Begonias are a beautiful and popular house and garden plant, and have been for many years. The variety of leaf and blossom colors and textures is beyond impressive, the plant is fairly easy going so long as it is kept warm, and in most cases propagation is very easy. Begonias typically come in two varieties; tuberous and wax. A relatively new hybrid of the two, Hiemalis, or Rieger begonias provide the beauty and charm of a traditional begonia, while combining the technical benefits of both varieties.
Enough with the geeky stuff.
Begonias were one of my Grandma Betty’s favorite plants. When preparing for her funeral last April, my aunts arranged a number of beautiful baskets of plants to decorate the hall, including several lovely varieties of begonia. At the end of the reception, we were asked to take plants from these baskets if we so desired. I selected two plants; Sophia, a pale pink blossom, with darker, outlined edges and rich, grassy green foliage, and Hilda, a rich red double blossom and beautiful dark green foliage with red hints. At the time, I was more concerned with having these plants from my grandmother’s funeral, and with getting them home on the airplane, than with what the little markers said about them. It wasn’t until later that the significance of this interesting hybrid made an impression.

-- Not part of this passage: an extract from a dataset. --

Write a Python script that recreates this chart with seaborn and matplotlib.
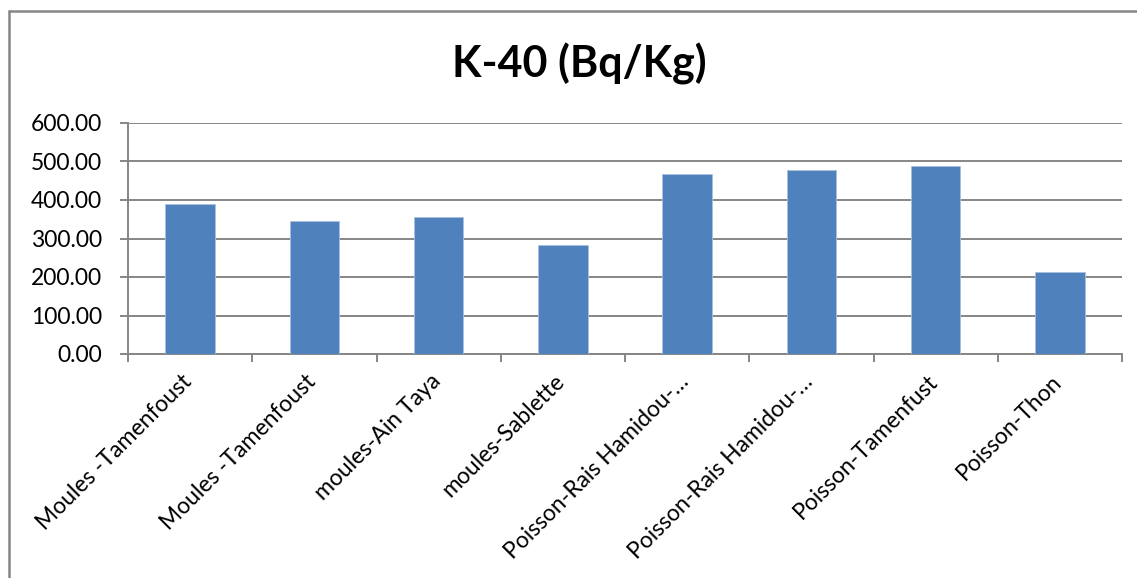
import matplotlib
matplotlib.use("Agg")
import matplotlib.pyplot as plt
from matplotlib.lines import Line2D
from matplotlib.ticker import FixedLocator, FormatStrFormatter
from matplotlib.transforms import ScaledTranslation
import seaborn as sns
import pandas as pd
import numpy as np

# K-40 activity per sample
samples = [
    "Moules -Tamenfoust",
    "Moules -Tamenfoust ",
    "moules-Ain Taya",
    "moules-Sablette",
    "Poisson-Rais Hamidou-…",
    "Poisson-Rais Hamidou-… ",
    "Poisson-Tamenfust",
    "Poisson-Thon",
]
k40 = [389, 345, 355, 282, 467, 477, 488, 214]
y_ticks = [0, 100, 200, 300, 400, 500, 600]

sns.set_theme(style="white")
plt.rcParams["font.family"] = ["Lato", "DejaVu Sans"]

W, H = 1137, 578
fig = plt.figure(figsize=(W / 100, H / 100), dpi=100)
ax = fig.add_axes([128 / W, 1 - 354 / H, (1122 - 128) / W, (354 - 123) / H])

df = pd.DataFrame({"sample": samples, "k40": k40})
sns.barplot(data=df, x="sample", y="k40", color="#4F81BD", width=0.4,
            saturation=1, edgecolor="#A9C0DF", linewidth=0.6, ax=ax, zorder=3)

grid_c = "#868686"
lw = 1.4
ax.set_ylim(0, 600)
ax.set_xlim(-0.5, len(samples) - 0.5)
ax.yaxis.set_major_locator(FixedLocator(y_ticks))
ax.yaxis.set_major_formatter(FormatStrFormatter("%.2f"))
ax.grid(axis="y", color=grid_c, linewidth=lw, zorder=0)
ax.set_axisbelow(True)

for s in ["top", "right"]:
    ax.spines[s].set_visible(False)
for s in ["left", "bottom"]:
    ax.spines[s].set_color(grid_c)
    ax.spines[s].set_linewidth(lw)

ax.tick_params(axis="y", which="major", left=True, length=5.8, width=lw,
               color=grid_c, labelsize=16.5, labelcolor="black", pad=13)
ax.set_xticks(np.arange(len(samples)))
ax.set_xticks(np.arange(len(samples) + 1) - 0.5, minor=True)
ax.tick_params(axis="x", which="minor", bottom=True, length=5.8, width=lw,
               color=grid_c)
ax.tick_params(axis="x", which="major", bottom=False, length=0, pad=12)
ax.set_xticklabels([s.strip() for s in samples], rotation=45, ha="right",
                   rotation_mode="anchor", fontsize=16.5, color="black")
shift = ScaledTranslation(-9 / 100, 0, fig.dpi_scale_trans)
for lab in ax.get_xticklabels():
    lab.set_transform(lab.get_transform() + shift)
ax.set_xlabel("")
ax.set_ylabel("")

fig.text(579 / W, 1 - 64 / H, "K-40 (Bq/Kg)", ha="center", va="center",
         fontsize=31, fontweight="bold", color="black")

# chart-area frame (top and left edges)
fig.add_artist(Line2D([8.5 / W, 1], [1 - 10.5 / H, 1 - 10.5 / H],
                      transform=fig.transFigure, color=grid_c, linewidth=1.8))
fig.add_artist(Line2D([8.5 / W, 8.5 / W], [0, 1 - 10.5 / H],
                      transform=fig.transFigure, color=grid_c, linewidth=1.8))

fig.savefig("out.png", dpi=100, facecolor="white")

Sadly, shortly after arriving home from the funeral, I discovered that Sophia was badly infected with aphids, and was unable to save the plant. Fortunately, the two plants had been placed in completely different rooms, so Hilda stayed safe from the bugs, and began to flourish in her north-facing window. Now, Hilda resides on the desk in my office. She’s under a bank of fluorescent lights that remain on all night, and hasn’t bloomed since her first few months in my possession. I’m afraid I’ve let her run a little wild, and she’s leggy and in need of some careful pruning, but she is still a thriving plant, and even without blossoms, she’s delightful.
What is most interesting to me about this particular hybrid? Because it is a cross between a tuberous begonia, propagated through rhizome splitting, and a wax begonia, propagated via cuttings, my Hilda can actually be propagated both ways. She’s looking like a few different plants right now, so I’ll be taking cuttings from her most impressive branches, and once they are established, I’ll dig the rest of her up and split the rhizomes. I’m also considering moving her daily to give her a night cycle and force blooming again, but I won’t do that until the new cuttings are established in good, fresh soil. Perhaps then I’ll be able to provide pictures in all her glory.
I never considered myself much of a green thumb. But suddenly both my sister and I are finding an interest in, and a certain amount of skill with, plants of various kinds. Perhaps it’s genetic. In any case, the older I get, the more my plants intrigue me, and delight me, and comfort me. Having such a lovely thing flourish under your care is quite a thing, and taking a few moments a day to trim, water, inspect, etc., as the case requires, is always a breath of calm.
With that in mind, I can assure you this won’t be the last time you read about these green beauties of mine.